>> start
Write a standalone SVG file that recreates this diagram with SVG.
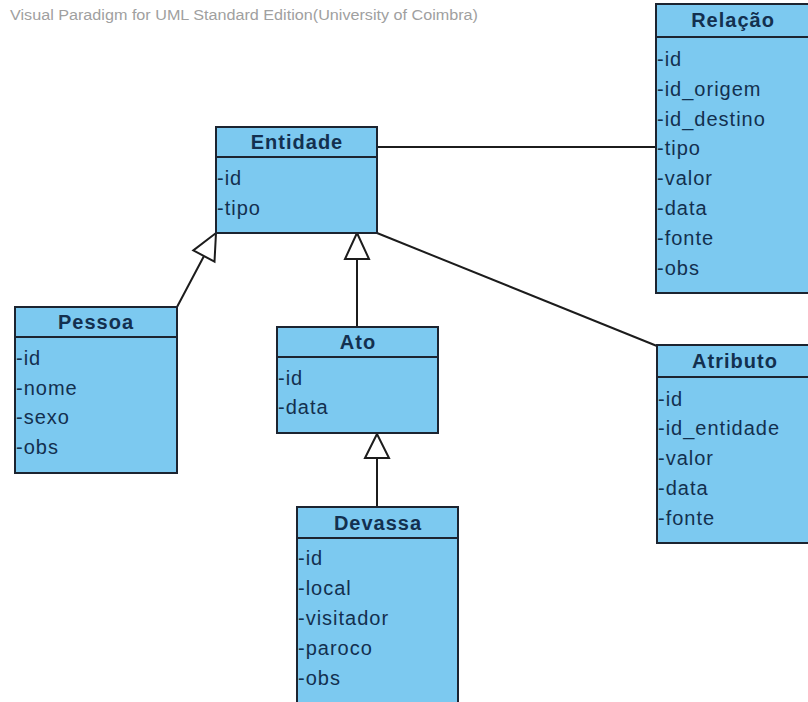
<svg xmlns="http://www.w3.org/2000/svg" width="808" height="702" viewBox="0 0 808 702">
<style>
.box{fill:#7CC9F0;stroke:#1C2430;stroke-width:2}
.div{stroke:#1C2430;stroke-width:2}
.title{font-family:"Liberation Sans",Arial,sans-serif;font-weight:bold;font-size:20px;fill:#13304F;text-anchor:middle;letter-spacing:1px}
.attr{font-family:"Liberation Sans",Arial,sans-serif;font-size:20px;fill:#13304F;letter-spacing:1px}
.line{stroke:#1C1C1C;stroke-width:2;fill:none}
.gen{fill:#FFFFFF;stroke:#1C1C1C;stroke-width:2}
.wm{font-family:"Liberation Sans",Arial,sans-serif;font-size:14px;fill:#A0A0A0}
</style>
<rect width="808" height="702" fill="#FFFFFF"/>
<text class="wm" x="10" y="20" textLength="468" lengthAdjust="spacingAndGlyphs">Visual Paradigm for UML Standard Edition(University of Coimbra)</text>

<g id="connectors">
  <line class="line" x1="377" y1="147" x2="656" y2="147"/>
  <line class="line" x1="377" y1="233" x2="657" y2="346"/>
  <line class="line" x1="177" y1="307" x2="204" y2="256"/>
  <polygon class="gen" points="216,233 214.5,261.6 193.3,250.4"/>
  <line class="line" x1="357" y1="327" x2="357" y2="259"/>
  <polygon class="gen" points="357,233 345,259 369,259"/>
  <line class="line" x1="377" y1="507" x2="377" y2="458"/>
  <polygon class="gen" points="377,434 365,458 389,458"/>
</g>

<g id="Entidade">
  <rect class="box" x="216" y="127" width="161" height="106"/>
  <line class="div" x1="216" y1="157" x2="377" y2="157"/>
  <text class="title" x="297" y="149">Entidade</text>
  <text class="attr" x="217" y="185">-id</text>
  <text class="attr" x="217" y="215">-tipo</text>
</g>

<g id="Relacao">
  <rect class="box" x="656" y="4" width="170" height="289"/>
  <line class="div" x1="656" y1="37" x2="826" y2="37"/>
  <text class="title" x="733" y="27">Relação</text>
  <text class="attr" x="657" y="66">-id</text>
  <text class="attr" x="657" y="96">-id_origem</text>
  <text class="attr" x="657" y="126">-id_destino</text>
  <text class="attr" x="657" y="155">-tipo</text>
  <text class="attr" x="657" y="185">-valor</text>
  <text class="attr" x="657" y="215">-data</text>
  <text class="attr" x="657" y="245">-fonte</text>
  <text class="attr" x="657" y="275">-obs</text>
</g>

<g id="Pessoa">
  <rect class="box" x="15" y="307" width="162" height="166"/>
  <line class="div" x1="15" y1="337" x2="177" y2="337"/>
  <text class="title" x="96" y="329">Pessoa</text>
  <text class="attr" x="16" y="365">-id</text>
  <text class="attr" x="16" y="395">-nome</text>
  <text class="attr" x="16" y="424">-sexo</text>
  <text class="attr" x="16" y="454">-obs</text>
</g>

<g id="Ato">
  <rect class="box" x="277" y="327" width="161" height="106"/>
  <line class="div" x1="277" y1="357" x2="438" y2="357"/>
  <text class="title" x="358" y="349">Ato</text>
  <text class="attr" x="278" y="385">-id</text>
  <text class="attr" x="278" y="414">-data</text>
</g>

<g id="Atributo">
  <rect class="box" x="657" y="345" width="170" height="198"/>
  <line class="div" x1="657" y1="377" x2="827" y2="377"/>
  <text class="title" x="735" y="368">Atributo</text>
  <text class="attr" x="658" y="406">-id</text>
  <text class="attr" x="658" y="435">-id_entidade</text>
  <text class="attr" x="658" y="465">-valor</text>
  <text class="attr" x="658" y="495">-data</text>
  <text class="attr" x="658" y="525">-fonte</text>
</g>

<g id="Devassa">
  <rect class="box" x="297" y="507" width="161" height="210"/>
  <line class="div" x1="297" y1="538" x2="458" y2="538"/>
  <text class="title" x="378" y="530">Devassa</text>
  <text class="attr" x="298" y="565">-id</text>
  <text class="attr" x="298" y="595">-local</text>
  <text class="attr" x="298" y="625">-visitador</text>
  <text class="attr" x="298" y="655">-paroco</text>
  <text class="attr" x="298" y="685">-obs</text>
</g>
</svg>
>> end
Exercise:
Using the material above, return every line exactly as it appears, minus the pictures.

Right answer:
Write a standalone SVG file that recreates this diagram with SVG.
<svg xmlns="http://www.w3.org/2000/svg" width="808" height="702" viewBox="0 0 808 702">
<style>
.box{fill:#7CC9F0;stroke:#1C2430;stroke-width:2}
.div{stroke:#1C2430;stroke-width:2}
.title{font-family:"Liberation Sans",Arial,sans-serif;font-weight:bold;font-size:20px;fill:#13304F;text-anchor:middle;letter-spacing:1px}
.attr{font-family:"Liberation Sans",Arial,sans-serif;font-size:20px;fill:#13304F;letter-spacing:1px}
.line{stroke:#1C1C1C;stroke-width:2;fill:none}
.gen{fill:#FFFFFF;stroke:#1C1C1C;stroke-width:2}
.wm{font-family:"Liberation Sans",Arial,sans-serif;font-size:14px;fill:#A0A0A0}
</style>
<rect width="808" height="702" fill="#FFFFFF"/>
<text class="wm" x="10" y="20" textLength="468" lengthAdjust="spacingAndGlyphs">Visual Paradigm for UML Standard Edition(University of Coimbra)</text>

<g id="connectors">
  <line class="line" x1="377" y1="147" x2="656" y2="147"/>
  <line class="line" x1="377" y1="233" x2="657" y2="346"/>
  <line class="line" x1="177" y1="307" x2="204" y2="256"/>
  <polygon class="gen" points="216,233 214.5,261.6 193.3,250.4"/>
  <line class="line" x1="357" y1="327" x2="357" y2="259"/>
  <polygon class="gen" points="357,233 345,259 369,259"/>
  <line class="line" x1="377" y1="507" x2="377" y2="458"/>
  <polygon class="gen" points="377,434 365,458 389,458"/>
</g>

<g id="Entidade">
  <rect class="box" x="216" y="127" width="161" height="106"/>
  <line class="div" x1="216" y1="157" x2="377" y2="157"/>
  <text class="title" x="297" y="149">Entidade</text>
  <text class="attr" x="217" y="185">-id</text>
  <text class="attr" x="217" y="215">-tipo</text>
</g>

<g id="Relacao">
  <rect class="box" x="656" y="4" width="170" height="289"/>
  <line class="div" x1="656" y1="37" x2="826" y2="37"/>
  <text class="title" x="733" y="27">Relação</text>
  <text class="attr" x="657" y="66">-id</text>
  <text class="attr" x="657" y="96">-id_origem</text>
  <text class="attr" x="657" y="126">-id_destino</text>
  <text class="attr" x="657" y="155">-tipo</text>
  <text class="attr" x="657" y="185">-valor</text>
  <text class="attr" x="657" y="215">-data</text>
  <text class="attr" x="657" y="245">-fonte</text>
  <text class="attr" x="657" y="275">-obs</text>
</g>

<g id="Pessoa">
  <rect class="box" x="15" y="307" width="162" height="166"/>
  <line class="div" x1="15" y1="337" x2="177" y2="337"/>
  <text class="title" x="96" y="329">Pessoa</text>
  <text class="attr" x="16" y="365">-id</text>
  <text class="attr" x="16" y="395">-nome</text>
  <text class="attr" x="16" y="424">-sexo</text>
  <text class="attr" x="16" y="454">-obs</text>
</g>

<g id="Ato">
  <rect class="box" x="277" y="327" width="161" height="106"/>
  <line class="div" x1="277" y1="357" x2="438" y2="357"/>
  <text class="title" x="358" y="349">Ato</text>
  <text class="attr" x="278" y="385">-id</text>
  <text class="attr" x="278" y="414">-data</text>
</g>

<g id="Atributo">
  <rect class="box" x="657" y="345" width="170" height="198"/>
  <line class="div" x1="657" y1="377" x2="827" y2="377"/>
  <text class="title" x="735" y="368">Atributo</text>
  <text class="attr" x="658" y="406">-id</text>
  <text class="attr" x="658" y="435">-id_entidade</text>
  <text class="attr" x="658" y="465">-valor</text>
  <text class="attr" x="658" y="495">-data</text>
  <text class="attr" x="658" y="525">-fonte</text>
</g>

<g id="Devassa">
  <rect class="box" x="297" y="507" width="161" height="210"/>
  <line class="div" x1="297" y1="538" x2="458" y2="538"/>
  <text class="title" x="378" y="530">Devassa</text>
  <text class="attr" x="298" y="565">-id</text>
  <text class="attr" x="298" y="595">-local</text>
  <text class="attr" x="298" y="625">-visitador</text>
  <text class="attr" x="298" y="655">-paroco</text>
  <text class="attr" x="298" y="685">-obs</text>
</g>
</svg>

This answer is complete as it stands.